══ Task inputs ══
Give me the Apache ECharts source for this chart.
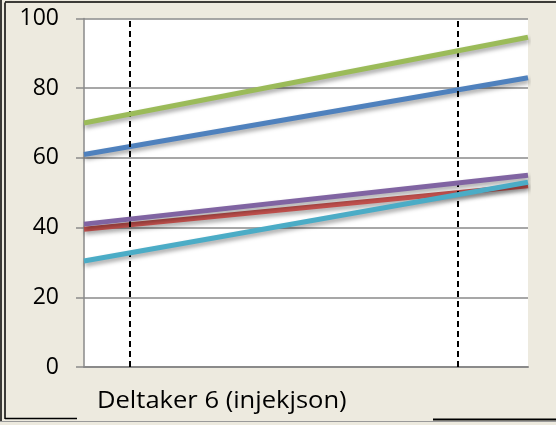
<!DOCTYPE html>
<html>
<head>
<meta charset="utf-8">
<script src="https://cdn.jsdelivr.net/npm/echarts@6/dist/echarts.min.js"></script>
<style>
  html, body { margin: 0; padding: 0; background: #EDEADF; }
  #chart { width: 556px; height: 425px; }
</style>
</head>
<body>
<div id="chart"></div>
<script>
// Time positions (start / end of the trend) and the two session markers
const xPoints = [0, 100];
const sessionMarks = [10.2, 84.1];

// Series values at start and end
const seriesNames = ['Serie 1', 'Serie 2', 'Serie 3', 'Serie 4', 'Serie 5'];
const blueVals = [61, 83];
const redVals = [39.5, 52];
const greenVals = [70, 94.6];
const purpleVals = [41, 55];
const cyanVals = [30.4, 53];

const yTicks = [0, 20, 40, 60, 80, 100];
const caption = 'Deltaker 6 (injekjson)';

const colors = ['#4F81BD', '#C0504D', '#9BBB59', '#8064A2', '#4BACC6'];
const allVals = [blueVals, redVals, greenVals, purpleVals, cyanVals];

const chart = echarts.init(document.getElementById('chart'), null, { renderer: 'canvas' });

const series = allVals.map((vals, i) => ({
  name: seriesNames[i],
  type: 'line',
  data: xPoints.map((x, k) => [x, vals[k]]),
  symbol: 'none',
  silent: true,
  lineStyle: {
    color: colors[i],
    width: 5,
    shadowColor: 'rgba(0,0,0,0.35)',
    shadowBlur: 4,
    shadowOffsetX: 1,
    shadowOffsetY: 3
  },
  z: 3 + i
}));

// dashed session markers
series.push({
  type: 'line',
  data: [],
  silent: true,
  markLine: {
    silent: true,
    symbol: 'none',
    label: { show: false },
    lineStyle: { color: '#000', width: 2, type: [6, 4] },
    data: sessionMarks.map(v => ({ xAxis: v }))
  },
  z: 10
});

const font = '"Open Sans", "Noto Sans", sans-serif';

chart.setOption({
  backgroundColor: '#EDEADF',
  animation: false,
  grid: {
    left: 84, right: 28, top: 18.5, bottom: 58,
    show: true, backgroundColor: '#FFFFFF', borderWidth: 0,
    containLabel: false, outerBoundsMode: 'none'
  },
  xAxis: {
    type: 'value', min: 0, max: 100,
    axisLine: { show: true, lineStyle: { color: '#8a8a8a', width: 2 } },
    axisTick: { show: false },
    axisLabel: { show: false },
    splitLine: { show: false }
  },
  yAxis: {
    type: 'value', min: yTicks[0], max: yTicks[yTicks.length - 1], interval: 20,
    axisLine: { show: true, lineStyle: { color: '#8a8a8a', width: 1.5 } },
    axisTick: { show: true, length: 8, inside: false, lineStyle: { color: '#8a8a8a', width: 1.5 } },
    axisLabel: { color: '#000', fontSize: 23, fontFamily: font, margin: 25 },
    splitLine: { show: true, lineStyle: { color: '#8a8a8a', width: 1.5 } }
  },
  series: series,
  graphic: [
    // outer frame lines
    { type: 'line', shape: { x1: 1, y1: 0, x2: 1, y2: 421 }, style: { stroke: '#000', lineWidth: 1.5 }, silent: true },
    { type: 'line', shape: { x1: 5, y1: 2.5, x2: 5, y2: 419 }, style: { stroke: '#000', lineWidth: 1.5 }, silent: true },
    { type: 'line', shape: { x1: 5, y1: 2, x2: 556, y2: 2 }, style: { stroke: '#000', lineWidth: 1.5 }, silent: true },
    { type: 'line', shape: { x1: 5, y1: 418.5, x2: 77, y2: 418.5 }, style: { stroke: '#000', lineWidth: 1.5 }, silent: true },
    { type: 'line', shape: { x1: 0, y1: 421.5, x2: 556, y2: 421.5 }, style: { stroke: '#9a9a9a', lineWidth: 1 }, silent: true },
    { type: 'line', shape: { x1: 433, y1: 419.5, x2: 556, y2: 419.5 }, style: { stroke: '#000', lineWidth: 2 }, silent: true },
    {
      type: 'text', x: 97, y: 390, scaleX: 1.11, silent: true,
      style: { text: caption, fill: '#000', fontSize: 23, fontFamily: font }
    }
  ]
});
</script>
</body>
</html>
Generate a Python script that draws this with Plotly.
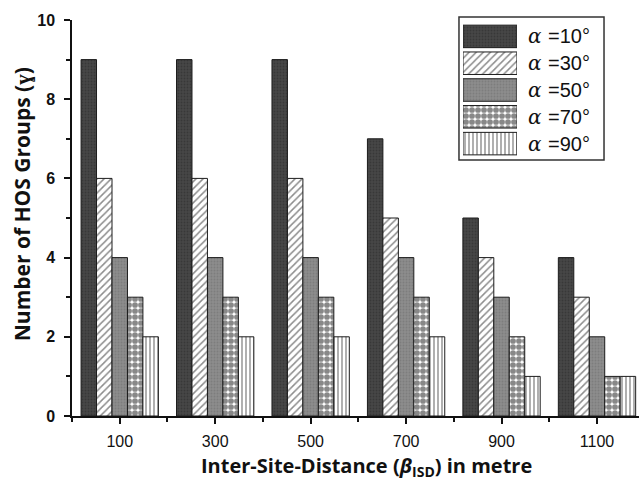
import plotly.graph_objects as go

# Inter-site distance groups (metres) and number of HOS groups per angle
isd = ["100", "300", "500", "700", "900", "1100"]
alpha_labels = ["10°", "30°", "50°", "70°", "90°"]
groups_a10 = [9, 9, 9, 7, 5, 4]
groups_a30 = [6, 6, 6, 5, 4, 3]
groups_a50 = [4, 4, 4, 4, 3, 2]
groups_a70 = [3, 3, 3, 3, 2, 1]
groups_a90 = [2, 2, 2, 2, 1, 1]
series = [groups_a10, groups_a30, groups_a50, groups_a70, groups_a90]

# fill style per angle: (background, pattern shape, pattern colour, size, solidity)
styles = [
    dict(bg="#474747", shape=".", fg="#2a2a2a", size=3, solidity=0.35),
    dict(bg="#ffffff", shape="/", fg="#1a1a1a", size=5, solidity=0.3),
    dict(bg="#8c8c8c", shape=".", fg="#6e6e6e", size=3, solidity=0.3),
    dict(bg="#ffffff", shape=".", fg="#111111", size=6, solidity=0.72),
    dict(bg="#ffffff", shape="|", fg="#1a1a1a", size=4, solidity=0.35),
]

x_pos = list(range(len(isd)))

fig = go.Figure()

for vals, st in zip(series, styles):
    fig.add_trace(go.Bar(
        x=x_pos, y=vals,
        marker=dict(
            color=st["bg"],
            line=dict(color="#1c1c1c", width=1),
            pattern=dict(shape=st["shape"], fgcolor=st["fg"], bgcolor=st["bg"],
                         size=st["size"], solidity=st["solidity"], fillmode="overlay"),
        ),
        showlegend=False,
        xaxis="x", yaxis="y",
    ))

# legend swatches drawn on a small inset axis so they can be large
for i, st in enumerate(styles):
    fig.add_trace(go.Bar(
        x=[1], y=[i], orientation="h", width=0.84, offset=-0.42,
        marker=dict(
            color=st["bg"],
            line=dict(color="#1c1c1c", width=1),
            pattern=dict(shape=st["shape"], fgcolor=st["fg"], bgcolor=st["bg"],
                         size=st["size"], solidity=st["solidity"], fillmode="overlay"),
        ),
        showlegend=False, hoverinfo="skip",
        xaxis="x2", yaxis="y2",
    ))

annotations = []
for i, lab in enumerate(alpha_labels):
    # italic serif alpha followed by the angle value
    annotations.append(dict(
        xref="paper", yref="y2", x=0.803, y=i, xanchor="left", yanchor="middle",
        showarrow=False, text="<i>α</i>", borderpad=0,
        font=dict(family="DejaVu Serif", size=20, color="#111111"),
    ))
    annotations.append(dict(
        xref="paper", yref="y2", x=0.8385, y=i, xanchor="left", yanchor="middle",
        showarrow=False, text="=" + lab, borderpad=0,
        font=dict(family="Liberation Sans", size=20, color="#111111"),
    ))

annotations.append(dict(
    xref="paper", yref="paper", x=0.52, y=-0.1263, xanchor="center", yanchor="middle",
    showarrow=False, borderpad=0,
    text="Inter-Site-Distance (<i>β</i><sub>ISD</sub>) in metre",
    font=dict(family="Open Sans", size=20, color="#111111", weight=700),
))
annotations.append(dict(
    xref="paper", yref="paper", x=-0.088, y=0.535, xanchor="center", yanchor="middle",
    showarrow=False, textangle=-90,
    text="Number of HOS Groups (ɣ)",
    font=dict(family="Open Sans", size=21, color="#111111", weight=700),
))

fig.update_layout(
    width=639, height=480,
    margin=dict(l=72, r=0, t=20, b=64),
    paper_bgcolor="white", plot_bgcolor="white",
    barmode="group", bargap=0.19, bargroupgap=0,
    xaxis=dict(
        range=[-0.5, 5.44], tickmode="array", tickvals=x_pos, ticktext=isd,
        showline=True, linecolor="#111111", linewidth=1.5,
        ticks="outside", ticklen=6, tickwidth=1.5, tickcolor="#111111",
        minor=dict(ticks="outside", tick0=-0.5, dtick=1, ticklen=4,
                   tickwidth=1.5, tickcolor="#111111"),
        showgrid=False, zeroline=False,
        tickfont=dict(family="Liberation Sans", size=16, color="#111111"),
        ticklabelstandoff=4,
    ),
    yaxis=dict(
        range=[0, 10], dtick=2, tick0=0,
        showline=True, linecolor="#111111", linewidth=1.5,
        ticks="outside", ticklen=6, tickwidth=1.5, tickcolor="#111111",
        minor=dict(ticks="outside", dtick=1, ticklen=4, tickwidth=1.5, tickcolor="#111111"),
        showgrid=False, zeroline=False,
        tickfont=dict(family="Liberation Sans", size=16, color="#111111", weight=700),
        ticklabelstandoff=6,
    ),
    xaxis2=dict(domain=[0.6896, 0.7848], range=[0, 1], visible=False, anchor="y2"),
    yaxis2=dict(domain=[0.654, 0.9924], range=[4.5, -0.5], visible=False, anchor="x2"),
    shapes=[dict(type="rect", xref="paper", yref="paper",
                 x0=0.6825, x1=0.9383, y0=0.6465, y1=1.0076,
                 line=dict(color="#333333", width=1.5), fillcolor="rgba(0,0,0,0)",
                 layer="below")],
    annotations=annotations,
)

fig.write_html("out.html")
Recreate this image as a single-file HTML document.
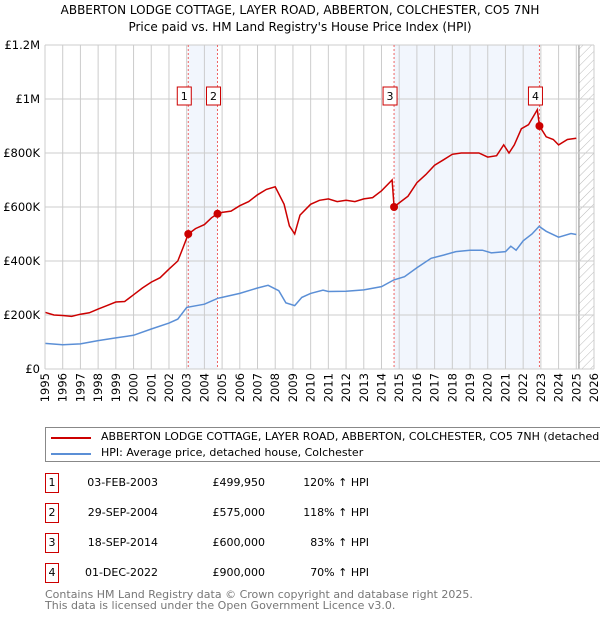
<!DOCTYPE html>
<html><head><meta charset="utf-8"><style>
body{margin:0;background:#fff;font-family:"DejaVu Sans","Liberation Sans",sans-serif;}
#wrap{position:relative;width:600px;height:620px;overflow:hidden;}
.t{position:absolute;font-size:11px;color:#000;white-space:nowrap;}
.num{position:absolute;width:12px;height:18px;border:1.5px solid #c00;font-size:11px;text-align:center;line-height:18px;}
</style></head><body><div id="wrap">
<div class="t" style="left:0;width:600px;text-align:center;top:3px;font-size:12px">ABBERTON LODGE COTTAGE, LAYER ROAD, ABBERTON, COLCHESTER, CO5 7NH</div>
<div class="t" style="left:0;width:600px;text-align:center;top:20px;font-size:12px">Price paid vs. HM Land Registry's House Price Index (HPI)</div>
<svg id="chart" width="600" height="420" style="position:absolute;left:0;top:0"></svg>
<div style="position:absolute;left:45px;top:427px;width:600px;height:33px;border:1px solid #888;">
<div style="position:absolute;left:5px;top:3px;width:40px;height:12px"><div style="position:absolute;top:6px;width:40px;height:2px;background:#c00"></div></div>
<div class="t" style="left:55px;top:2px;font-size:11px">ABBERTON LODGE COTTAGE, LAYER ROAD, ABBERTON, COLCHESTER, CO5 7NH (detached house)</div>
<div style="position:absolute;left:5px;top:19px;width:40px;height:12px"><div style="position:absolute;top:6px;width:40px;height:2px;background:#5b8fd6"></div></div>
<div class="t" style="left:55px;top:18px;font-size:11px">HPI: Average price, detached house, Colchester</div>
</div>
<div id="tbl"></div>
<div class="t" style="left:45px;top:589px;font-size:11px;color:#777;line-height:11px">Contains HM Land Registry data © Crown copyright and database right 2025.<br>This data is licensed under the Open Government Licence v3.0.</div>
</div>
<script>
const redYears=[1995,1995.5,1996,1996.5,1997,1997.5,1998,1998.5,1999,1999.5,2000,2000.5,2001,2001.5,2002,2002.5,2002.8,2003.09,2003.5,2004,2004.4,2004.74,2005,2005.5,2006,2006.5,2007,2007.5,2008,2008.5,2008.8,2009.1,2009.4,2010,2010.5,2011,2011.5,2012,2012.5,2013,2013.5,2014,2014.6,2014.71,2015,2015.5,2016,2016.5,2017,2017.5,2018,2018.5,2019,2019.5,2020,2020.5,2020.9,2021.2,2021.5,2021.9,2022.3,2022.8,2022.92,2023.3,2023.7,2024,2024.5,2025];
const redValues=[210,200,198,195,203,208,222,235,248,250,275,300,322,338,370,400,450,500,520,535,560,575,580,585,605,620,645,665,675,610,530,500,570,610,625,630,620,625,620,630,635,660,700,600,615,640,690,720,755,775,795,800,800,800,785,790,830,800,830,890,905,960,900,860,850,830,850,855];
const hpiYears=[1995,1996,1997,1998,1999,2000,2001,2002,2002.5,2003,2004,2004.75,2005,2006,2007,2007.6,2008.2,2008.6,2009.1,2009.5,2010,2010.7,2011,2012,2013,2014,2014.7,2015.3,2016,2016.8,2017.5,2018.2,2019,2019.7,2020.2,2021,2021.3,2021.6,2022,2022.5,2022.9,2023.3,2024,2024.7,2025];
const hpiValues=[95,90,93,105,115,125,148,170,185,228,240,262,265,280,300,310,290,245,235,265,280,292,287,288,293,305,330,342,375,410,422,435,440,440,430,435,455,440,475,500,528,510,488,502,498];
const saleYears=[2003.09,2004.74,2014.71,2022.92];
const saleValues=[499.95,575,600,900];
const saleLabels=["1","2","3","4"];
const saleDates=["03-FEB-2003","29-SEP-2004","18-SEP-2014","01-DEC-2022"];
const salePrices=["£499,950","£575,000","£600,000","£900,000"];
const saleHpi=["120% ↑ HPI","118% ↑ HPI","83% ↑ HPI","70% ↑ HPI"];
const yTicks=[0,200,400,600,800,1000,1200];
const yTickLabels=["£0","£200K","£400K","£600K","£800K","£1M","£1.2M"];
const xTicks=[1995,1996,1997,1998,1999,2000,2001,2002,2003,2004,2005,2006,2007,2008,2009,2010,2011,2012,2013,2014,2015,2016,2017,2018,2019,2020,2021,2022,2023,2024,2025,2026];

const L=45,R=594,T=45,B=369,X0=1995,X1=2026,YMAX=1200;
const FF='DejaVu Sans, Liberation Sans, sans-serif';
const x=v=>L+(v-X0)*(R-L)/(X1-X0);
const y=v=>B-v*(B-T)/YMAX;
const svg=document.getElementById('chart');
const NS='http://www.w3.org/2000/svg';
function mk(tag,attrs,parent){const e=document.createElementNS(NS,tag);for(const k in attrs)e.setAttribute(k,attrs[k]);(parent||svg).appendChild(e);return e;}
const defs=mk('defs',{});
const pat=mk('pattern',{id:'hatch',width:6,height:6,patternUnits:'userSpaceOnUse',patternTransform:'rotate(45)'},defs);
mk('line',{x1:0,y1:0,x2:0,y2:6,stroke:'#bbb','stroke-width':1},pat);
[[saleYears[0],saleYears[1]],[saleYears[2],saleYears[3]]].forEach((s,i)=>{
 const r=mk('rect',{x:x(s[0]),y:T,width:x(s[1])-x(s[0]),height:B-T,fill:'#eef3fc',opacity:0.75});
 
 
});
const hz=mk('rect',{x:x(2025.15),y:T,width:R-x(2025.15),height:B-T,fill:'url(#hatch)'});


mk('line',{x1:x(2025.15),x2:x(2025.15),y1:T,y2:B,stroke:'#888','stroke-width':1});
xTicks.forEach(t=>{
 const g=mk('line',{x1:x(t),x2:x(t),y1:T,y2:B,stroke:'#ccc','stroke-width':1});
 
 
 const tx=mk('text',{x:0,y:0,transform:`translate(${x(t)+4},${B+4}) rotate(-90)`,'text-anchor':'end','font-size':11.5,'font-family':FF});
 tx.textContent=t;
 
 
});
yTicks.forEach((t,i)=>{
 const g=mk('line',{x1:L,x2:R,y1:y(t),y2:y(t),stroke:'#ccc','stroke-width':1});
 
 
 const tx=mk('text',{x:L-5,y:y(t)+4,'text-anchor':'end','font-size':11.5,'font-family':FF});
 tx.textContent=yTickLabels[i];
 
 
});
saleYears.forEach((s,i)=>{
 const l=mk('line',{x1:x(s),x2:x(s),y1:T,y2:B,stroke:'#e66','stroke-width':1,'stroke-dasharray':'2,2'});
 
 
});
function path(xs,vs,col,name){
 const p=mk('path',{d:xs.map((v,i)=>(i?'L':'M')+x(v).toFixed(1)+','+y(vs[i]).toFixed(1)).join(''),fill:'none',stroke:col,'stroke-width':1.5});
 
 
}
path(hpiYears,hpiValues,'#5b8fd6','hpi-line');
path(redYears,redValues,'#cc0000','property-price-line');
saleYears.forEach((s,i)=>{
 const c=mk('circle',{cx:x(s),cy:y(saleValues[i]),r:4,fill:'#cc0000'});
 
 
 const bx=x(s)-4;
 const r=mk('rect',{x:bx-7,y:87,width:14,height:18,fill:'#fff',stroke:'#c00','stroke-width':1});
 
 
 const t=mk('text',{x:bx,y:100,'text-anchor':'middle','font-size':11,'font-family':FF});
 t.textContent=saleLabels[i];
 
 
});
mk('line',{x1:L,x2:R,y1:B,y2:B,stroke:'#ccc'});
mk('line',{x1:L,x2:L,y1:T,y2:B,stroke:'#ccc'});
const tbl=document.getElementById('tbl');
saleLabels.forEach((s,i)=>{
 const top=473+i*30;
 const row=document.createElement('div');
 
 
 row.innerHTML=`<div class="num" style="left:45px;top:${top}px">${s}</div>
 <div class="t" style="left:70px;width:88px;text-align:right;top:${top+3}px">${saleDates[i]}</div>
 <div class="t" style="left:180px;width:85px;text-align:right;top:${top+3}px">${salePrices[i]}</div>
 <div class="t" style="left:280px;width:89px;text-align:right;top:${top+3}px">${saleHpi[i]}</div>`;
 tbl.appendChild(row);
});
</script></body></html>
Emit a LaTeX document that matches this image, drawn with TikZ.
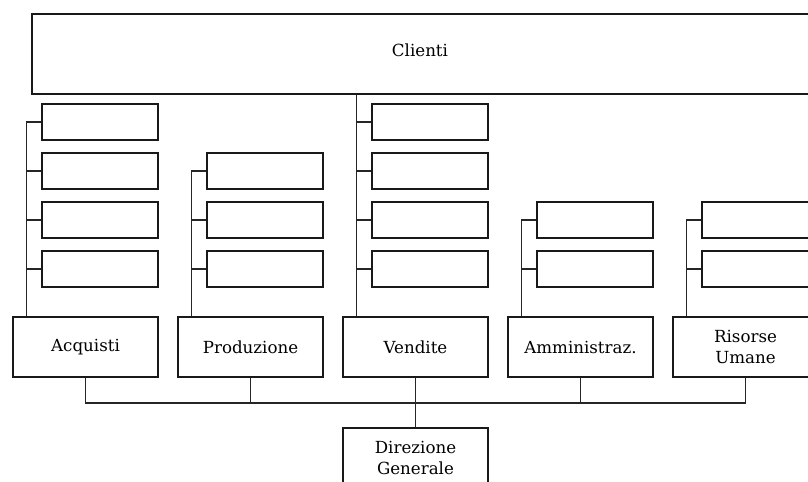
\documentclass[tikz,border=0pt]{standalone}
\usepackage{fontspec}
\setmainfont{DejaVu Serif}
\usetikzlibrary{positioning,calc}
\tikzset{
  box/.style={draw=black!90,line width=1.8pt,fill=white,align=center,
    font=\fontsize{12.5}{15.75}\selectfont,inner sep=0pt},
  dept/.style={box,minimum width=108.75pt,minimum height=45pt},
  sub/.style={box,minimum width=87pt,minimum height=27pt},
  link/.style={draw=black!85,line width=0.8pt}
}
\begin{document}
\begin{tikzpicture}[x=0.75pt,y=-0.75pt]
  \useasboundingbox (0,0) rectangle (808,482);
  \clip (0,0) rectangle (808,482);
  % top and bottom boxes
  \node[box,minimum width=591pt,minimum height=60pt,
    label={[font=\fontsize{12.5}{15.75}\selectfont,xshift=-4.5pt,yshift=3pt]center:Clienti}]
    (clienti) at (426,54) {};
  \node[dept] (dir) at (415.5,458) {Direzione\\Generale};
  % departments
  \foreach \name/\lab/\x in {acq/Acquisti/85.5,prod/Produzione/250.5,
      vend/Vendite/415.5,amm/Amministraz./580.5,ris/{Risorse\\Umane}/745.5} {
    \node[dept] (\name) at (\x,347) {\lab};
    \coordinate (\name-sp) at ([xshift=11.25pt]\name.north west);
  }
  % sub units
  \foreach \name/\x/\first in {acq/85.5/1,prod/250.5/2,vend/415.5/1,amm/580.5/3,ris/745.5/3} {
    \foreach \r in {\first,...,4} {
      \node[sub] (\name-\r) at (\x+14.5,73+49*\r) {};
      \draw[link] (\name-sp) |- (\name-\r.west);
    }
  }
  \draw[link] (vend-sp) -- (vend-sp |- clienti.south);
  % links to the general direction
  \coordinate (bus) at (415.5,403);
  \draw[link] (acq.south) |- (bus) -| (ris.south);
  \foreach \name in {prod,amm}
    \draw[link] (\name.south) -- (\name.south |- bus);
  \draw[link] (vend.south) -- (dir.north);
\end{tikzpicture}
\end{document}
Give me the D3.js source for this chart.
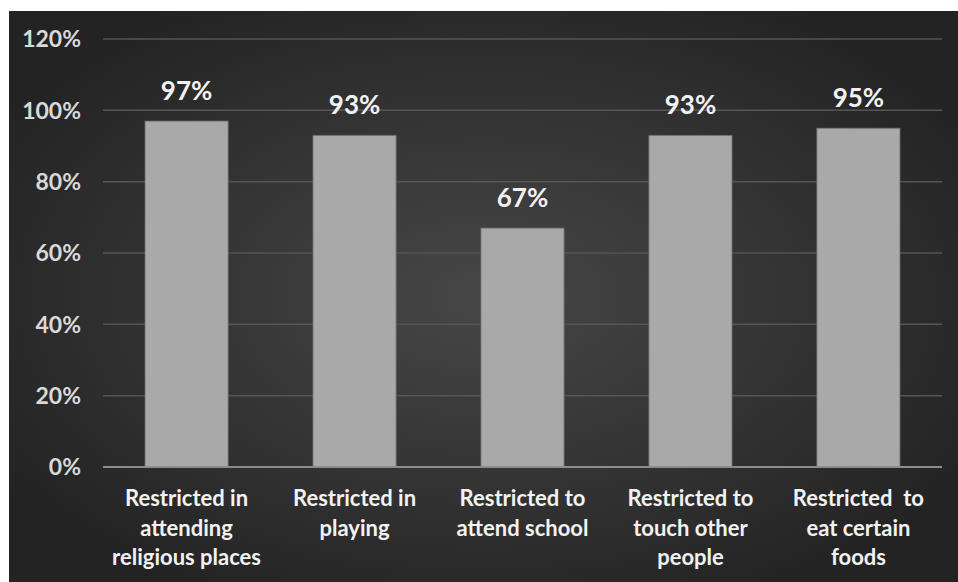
═══
**Work required:**
Say the number of lines in the records above that include the string "Give", and no more.

**Worked solution:**
2